Each line of the listing must be transcribed exactly, except for the images, which should be excluded.

-- start Data section --

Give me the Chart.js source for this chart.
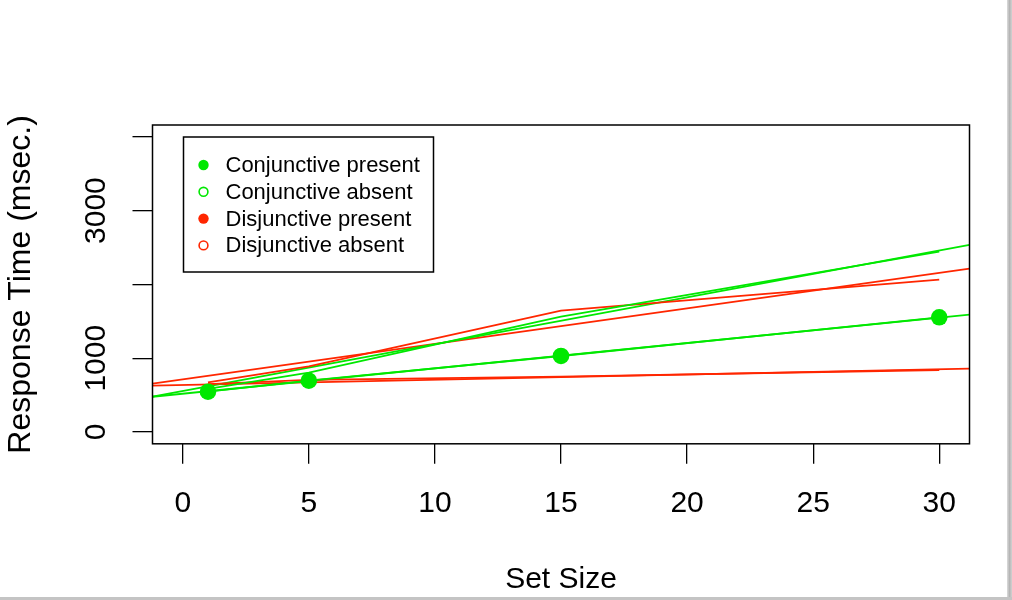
<!DOCTYPE html>
<html>
<head>
<meta charset="utf-8">
<script src="https://cdn.jsdelivr.net/npm/chart.js@4.4.1/dist/chart.umd.min.js"></script>
<style>
  body { margin: 0; background: #fff; }
  #wrap { position: relative; width: 1012px; height: 600px; overflow: hidden; background: #fff; }
  #plot { position: absolute; left: 0; top: 0; }
  .edgeR { position: absolute; left: 1007px; top: 0; width: 5px; height: 600px;
           background: linear-gradient(to right, #dcdcdc, #b5b5b5, #d2d2d2); }
  .edgeB { position: absolute; left: 0; top: 597px; width: 1012px; height: 3px; background: #c4c4c4; }
</style>
</head>
<body>
<div id="wrap">
  <canvas id="plot" width="1012" height="600"></canvas>
  <div class="edgeR"></div>
  <div class="edgeB"></div>
</div>
<script>
// values (ms)
const setSizes = [1, 5, 15, 30];
const conjPresent = [546, 695, 1030, 1554];
const conjAbsent = [583, 803, 1562, 2443];
const disjPresent = [650, 705, 749, 840];
const disjAbsent = [673, 890, 1644, 2064];

const seriesNames = ["Conjunctive present", "Conjunctive absent", "Disjunctive present", "Disjunctive absent"];
// fitted lines (abline) : intercept + slope * set size
const fitIntercept = [519, 554, 636, 712];
const fitSlope = [34.3, 63.5, 7.13, 48.1];

const xTicks = [0, 5, 10, 15, 20, 25, 30];
const yTicks = [0, 1000, 2000, 3000, 4000];
const yTickLabels = ["0", "1000", "", "3000", ""];
const xRange = [-1.2, 31.2];
const yRange = [-160, 4160];

const GREEN = "#00e800";
const RED = "#ff2600";
const FONT = "'Liberation Sans', Arial, Helvetica, sans-serif";
const seriesColors = [GREEN, GREEN, RED, RED];
const seriesFilled = [true, false, true, false];
const seriesValues = [conjPresent, conjAbsent, disjPresent, disjAbsent];

const datasets = [];
seriesValues.forEach((vals, i) => {
  datasets.push({
    label: seriesNames[i],
    data: setSizes.map((x, j) => ({ x: x, y: vals[j] })),
    borderColor: seriesColors[i],
    backgroundColor: seriesColors[i],
    borderWidth: 1.8,
    showLine: true,
    pointRadius: i === 0 ? 8.3 : 0,
    pointBorderWidth: 0,
  });
});
seriesValues.forEach((vals, i) => {
  datasets.push({
    label: seriesNames[i] + " fit",
    data: xRange.map((x) => ({ x: x, y: fitIntercept[i] + fitSlope[i] * x })),
    borderColor: seriesColors[i],
    borderWidth: 1.8,
    showLine: true,
    pointRadius: 0,
  });
});

// box, rotated y labels and the legend
const extras = {
  id: "extras",
  afterDatasetsDraw(chart) {
    const { ctx, chartArea: a, scales } = chart;
    ctx.save();
    ctx.strokeStyle = "#000";
    ctx.lineWidth = 1.5;
    ctx.strokeRect(a.left, a.top, a.right - a.left, a.bottom - a.top);

    // y tick labels, vertical like R
    ctx.fillStyle = "#000";
    ctx.font = "30px " + FONT;
    ctx.textAlign = "center";
    ctx.textBaseline = "middle";
    yTicks.forEach((v, i) => {
      if (!yTickLabels[i]) return;
      const y = scales.y.getPixelForValue(v);
      ctx.save();
      ctx.translate(97, y);
      ctx.rotate(-Math.PI / 2);
      ctx.fillText(yTickLabels[i], 0, 0);
      ctx.restore();
    });

    // legend
    const lx = a.left + 31, ly = a.top + 12;
    ctx.lineWidth = 1.5;
    ctx.strokeRect(lx, ly, 250, 135);
    ctx.font = "22px " + FONT;
    ctx.textAlign = "left";
    seriesNames.forEach((name, i) => {
      const cy = ly + 28 + i * 26.8;
      ctx.beginPath();
      if (seriesFilled[i]) {
        ctx.arc(lx + 20, cy, 5.2, 0, Math.PI * 2);
        ctx.fillStyle = seriesColors[i];
        ctx.fill();
      } else {
        ctx.arc(lx + 20, cy, 4.4, 0, Math.PI * 2);
        ctx.strokeStyle = seriesColors[i];
        ctx.lineWidth = 1.6;
        ctx.stroke();
      }
      ctx.fillStyle = "#000";
      ctx.fillText(name, lx + 42, cy + 1);
    });
    ctx.restore();
  },
};

new Chart(document.getElementById("plot"), {
  type: "scatter",
  data: { datasets: datasets },
  options: {
    responsive: false,
    animation: false,
    layout: { padding: { top: 125, right: 42.5, left: 0, bottom: 0 } },
    plugins: { legend: { display: false }, tooltip: { enabled: false } },
    scales: {
      x: {
        type: "linear",
        min: xRange[0],
        max: xRange[1],
        afterBuildTicks: (s) => { s.ticks = xTicks.map((v) => ({ value: v })); },
        afterFit: (s) => { s.height = 156.2; },
        grid: { drawOnChartArea: false, drawTicks: true, tickLength: 20, color: "#000", lineWidth: 1.3 },
        border: { display: false },
        ticks: { color: "#000", font: { family: FONT, size: 30 }, padding: 22, maxRotation: 0, autoSkip: false },
        title: { display: true, text: "Set Size", color: "#000", font: { family: FONT, size: 30 }, padding: { top: 0, bottom: 2 } },
      },
      y: {
        type: "linear",
        min: yRange[0],
        max: yRange[1],
        afterBuildTicks: (s) => { s.ticks = yTicks.map((v) => ({ value: v })); },
        afterFit: (s) => { s.width = 152.5; },
        grid: { drawOnChartArea: false, drawTicks: true, tickLength: 20, color: "#000", lineWidth: 1.3 },
        border: { display: false },
        ticks: { display: false },
        title: { display: true, text: "Response Time (msec.)", color: "#000", font: { family: FONT, size: 32 }, padding: { top: 2, bottom: 0 } },
      },
    },
  },
  plugins: [extras],
});
</script>
</body>
</html>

-- end Data section --

◆ **Written response**:
Give me the Chart.js source for this chart.
<!DOCTYPE html>
<html>
<head>
<meta charset="utf-8">
<script src="https://cdn.jsdelivr.net/npm/chart.js@4.4.1/dist/chart.umd.min.js"></script>
<style>
  body { margin: 0; background: #fff; }
  #wrap { position: relative; width: 1012px; height: 600px; overflow: hidden; background: #fff; }
  #plot { position: absolute; left: 0; top: 0; }
  .edgeR { position: absolute; left: 1007px; top: 0; width: 5px; height: 600px;
           background: linear-gradient(to right, #dcdcdc, #b5b5b5, #d2d2d2); }
  .edgeB { position: absolute; left: 0; top: 597px; width: 1012px; height: 3px; background: #c4c4c4; }
</style>
</head>
<body>
<div id="wrap">
  <canvas id="plot" width="1012" height="600"></canvas>
  <div class="edgeR"></div>
  <div class="edgeB"></div>
</div>
<script>
// values (ms)
const setSizes = [1, 5, 15, 30];
const conjPresent = [546, 695, 1030, 1554];
const conjAbsent = [583, 803, 1562, 2443];
const disjPresent = [650, 705, 749, 840];
const disjAbsent = [673, 890, 1644, 2064];

const seriesNames = ["Conjunctive present", "Conjunctive absent", "Disjunctive present", "Disjunctive absent"];
// fitted lines (abline) : intercept + slope * set size
const fitIntercept = [519, 554, 636, 712];
const fitSlope = [34.3, 63.5, 7.13, 48.1];

const xTicks = [0, 5, 10, 15, 20, 25, 30];
const yTicks = [0, 1000, 2000, 3000, 4000];
const yTickLabels = ["0", "1000", "", "3000", ""];
const xRange = [-1.2, 31.2];
const yRange = [-160, 4160];

const GREEN = "#00e800";
const RED = "#ff2600";
const FONT = "'Liberation Sans', Arial, Helvetica, sans-serif";
const seriesColors = [GREEN, GREEN, RED, RED];
const seriesFilled = [true, false, true, false];
const seriesValues = [conjPresent, conjAbsent, disjPresent, disjAbsent];

const datasets = [];
seriesValues.forEach((vals, i) => {
  datasets.push({
    label: seriesNames[i],
    data: setSizes.map((x, j) => ({ x: x, y: vals[j] })),
    borderColor: seriesColors[i],
    backgroundColor: seriesColors[i],
    borderWidth: 1.8,
    showLine: true,
    pointRadius: i === 0 ? 8.3 : 0,
    pointBorderWidth: 0,
  });
});
seriesValues.forEach((vals, i) => {
  datasets.push({
    label: seriesNames[i] + " fit",
    data: xRange.map((x) => ({ x: x, y: fitIntercept[i] + fitSlope[i] * x })),
    borderColor: seriesColors[i],
    borderWidth: 1.8,
    showLine: true,
    pointRadius: 0,
  });
});

// box, rotated y labels and the legend
const extras = {
  id: "extras",
  afterDatasetsDraw(chart) {
    const { ctx, chartArea: a, scales } = chart;
    ctx.save();
    ctx.strokeStyle = "#000";
    ctx.lineWidth = 1.5;
    ctx.strokeRect(a.left, a.top, a.right - a.left, a.bottom - a.top);

    // y tick labels, vertical like R
    ctx.fillStyle = "#000";
    ctx.font = "30px " + FONT;
    ctx.textAlign = "center";
    ctx.textBaseline = "middle";
    yTicks.forEach((v, i) => {
      if (!yTickLabels[i]) return;
      const y = scales.y.getPixelForValue(v);
      ctx.save();
      ctx.translate(97, y);
      ctx.rotate(-Math.PI / 2);
      ctx.fillText(yTickLabels[i], 0, 0);
      ctx.restore();
    });

    // legend
    const lx = a.left + 31, ly = a.top + 12;
    ctx.lineWidth = 1.5;
    ctx.strokeRect(lx, ly, 250, 135);
    ctx.font = "22px " + FONT;
    ctx.textAlign = "left";
    seriesNames.forEach((name, i) => {
      const cy = ly + 28 + i * 26.8;
      ctx.beginPath();
      if (seriesFilled[i]) {
        ctx.arc(lx + 20, cy, 5.2, 0, Math.PI * 2);
        ctx.fillStyle = seriesColors[i];
        ctx.fill();
      } else {
        ctx.arc(lx + 20, cy, 4.4, 0, Math.PI * 2);
        ctx.strokeStyle = seriesColors[i];
        ctx.lineWidth = 1.6;
        ctx.stroke();
      }
      ctx.fillStyle = "#000";
      ctx.fillText(name, lx + 42, cy + 1);
    });
    ctx.restore();
  },
};

new Chart(document.getElementById("plot"), {
  type: "scatter",
  data: { datasets: datasets },
  options: {
    responsive: false,
    animation: false,
    layout: { padding: { top: 125, right: 42.5, left: 0, bottom: 0 } },
    plugins: { legend: { display: false }, tooltip: { enabled: false } },
    scales: {
      x: {
        type: "linear",
        min: xRange[0],
        max: xRange[1],
        afterBuildTicks: (s) => { s.ticks = xTicks.map((v) => ({ value: v })); },
        afterFit: (s) => { s.height = 156.2; },
        grid: { drawOnChartArea: false, drawTicks: true, tickLength: 20, color: "#000", lineWidth: 1.3 },
        border: { display: false },
        ticks: { color: "#000", font: { family: FONT, size: 30 }, padding: 22, maxRotation: 0, autoSkip: false },
        title: { display: true, text: "Set Size", color: "#000", font: { family: FONT, size: 30 }, padding: { top: 0, bottom: 2 } },
      },
      y: {
        type: "linear",
        min: yRange[0],
        max: yRange[1],
        afterBuildTicks: (s) => { s.ticks = yTicks.map((v) => ({ value: v })); },
        afterFit: (s) => { s.width = 152.5; },
        grid: { drawOnChartArea: false, drawTicks: true, tickLength: 20, color: "#000", lineWidth: 1.3 },
        border: { display: false },
        ticks: { display: false },
        title: { display: true, text: "Response Time (msec.)", color: "#000", font: { family: FONT, size: 32 }, padding: { top: 2, bottom: 0 } },
      },
    },
  },
  plugins: [extras],
});
</script>
</body>
</html>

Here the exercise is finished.